Sensitivity Analysis for Convex Separable Optimization over Integral Polymatroids

TL;DR

This paper investigates how optimal solutions to convex separable optimization problems over integral polymatroids change with parameters, providing bounds on solution differences, and applies these results to polymatroid games to establish equilibrium existence.

Contribution

It introduces sensitivity analysis methods for convex optimization over integral polymatroids and demonstrates their application to game theory, showing the special role of polymatroids in these results.

Findings

Reoptimization can be achieved through elementary local operations.

Optimal solutions differ by at most twice the parameter change in L1-norm.

Pure Nash equilibria exist in polymatroid-based games.

Abstract

We study the sensitivity of optimal solutions of convex separable optimization problems over an integral polymatroid base polytope with respect to parameters determining both the cost of each element and the polytope. Under convexity and a regularity assumption on the functional dependency of the cost function with respect to the parameters, we show that reoptimization after a change in parameters can be done by elementary local operations.
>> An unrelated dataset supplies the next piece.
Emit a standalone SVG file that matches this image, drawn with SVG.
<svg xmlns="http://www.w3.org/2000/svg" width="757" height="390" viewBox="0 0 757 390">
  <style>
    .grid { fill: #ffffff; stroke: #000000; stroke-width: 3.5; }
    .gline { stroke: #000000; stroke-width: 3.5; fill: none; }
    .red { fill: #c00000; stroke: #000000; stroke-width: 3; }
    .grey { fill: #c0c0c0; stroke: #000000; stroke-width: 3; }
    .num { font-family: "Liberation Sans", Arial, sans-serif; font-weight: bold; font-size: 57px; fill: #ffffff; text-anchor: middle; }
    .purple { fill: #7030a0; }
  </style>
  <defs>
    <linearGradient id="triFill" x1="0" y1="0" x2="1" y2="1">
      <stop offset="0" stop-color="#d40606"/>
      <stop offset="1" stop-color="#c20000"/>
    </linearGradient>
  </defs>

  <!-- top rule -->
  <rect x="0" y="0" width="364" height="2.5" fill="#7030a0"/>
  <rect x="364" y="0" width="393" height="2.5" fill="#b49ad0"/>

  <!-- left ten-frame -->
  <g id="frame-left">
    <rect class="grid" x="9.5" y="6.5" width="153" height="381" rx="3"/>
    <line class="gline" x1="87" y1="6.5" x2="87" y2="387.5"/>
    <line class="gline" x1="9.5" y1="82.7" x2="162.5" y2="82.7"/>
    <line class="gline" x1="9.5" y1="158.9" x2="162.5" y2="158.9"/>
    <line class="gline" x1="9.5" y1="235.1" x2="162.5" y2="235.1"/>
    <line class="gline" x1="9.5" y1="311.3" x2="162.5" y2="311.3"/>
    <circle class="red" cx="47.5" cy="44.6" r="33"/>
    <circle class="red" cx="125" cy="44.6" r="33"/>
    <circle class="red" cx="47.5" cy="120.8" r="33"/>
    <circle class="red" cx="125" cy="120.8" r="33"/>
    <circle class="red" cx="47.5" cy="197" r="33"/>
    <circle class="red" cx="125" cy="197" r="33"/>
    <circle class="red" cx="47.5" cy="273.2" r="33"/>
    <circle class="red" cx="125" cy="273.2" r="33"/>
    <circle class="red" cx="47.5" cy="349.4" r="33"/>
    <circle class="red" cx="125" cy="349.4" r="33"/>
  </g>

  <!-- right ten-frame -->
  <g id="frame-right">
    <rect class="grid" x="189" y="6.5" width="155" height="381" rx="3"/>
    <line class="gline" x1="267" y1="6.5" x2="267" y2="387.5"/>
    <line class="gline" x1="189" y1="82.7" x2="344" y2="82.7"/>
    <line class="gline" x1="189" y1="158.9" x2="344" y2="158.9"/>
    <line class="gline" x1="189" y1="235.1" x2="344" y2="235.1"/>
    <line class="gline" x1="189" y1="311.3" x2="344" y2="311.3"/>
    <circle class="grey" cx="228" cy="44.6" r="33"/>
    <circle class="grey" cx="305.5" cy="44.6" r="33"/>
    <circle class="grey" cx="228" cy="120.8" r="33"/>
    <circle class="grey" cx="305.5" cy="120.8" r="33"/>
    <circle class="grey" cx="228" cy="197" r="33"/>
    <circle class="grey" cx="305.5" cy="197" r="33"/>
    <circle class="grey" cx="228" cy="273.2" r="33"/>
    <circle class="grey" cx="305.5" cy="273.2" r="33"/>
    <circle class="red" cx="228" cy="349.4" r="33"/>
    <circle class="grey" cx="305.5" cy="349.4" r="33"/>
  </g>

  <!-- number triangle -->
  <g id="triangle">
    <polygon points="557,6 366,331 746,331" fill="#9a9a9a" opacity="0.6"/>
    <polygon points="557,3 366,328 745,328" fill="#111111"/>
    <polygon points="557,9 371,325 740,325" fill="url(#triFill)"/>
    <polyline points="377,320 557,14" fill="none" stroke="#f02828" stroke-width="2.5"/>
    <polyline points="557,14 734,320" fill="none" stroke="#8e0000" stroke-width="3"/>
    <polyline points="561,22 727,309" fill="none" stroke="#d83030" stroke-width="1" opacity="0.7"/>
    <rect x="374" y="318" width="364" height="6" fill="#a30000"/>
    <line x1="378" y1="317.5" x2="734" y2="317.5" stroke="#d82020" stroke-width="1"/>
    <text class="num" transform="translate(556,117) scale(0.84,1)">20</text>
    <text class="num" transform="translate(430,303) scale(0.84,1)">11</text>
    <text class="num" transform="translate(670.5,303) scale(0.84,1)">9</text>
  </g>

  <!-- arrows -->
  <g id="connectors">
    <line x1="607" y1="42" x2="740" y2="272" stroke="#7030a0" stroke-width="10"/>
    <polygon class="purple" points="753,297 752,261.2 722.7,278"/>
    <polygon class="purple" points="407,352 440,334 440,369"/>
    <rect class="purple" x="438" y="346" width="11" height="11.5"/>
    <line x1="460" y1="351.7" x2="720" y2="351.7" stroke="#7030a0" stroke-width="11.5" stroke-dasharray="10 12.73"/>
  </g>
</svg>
Applying this result, we derive that starting from any optimal solution there is a new optimal solution to new parameters such that the L1-norm of the difference of the two solutions is at most two times the L1 norm of the difference of the parameters. We apply these sensitivity results to a class of non-cooperative polymatroid games and derive the existence of pure Nash equilibria. We complement our results by showing that polymatroids are the maximal combinatorial structure enabling these results. For any non-polymatroid region, there is a corresponding optimization problem for which the sensitivity results do not hold. In addition, there is a game where the players strategies are isomorphic to the non-polymatroid region and that does not admit a pure Nash equilibrium.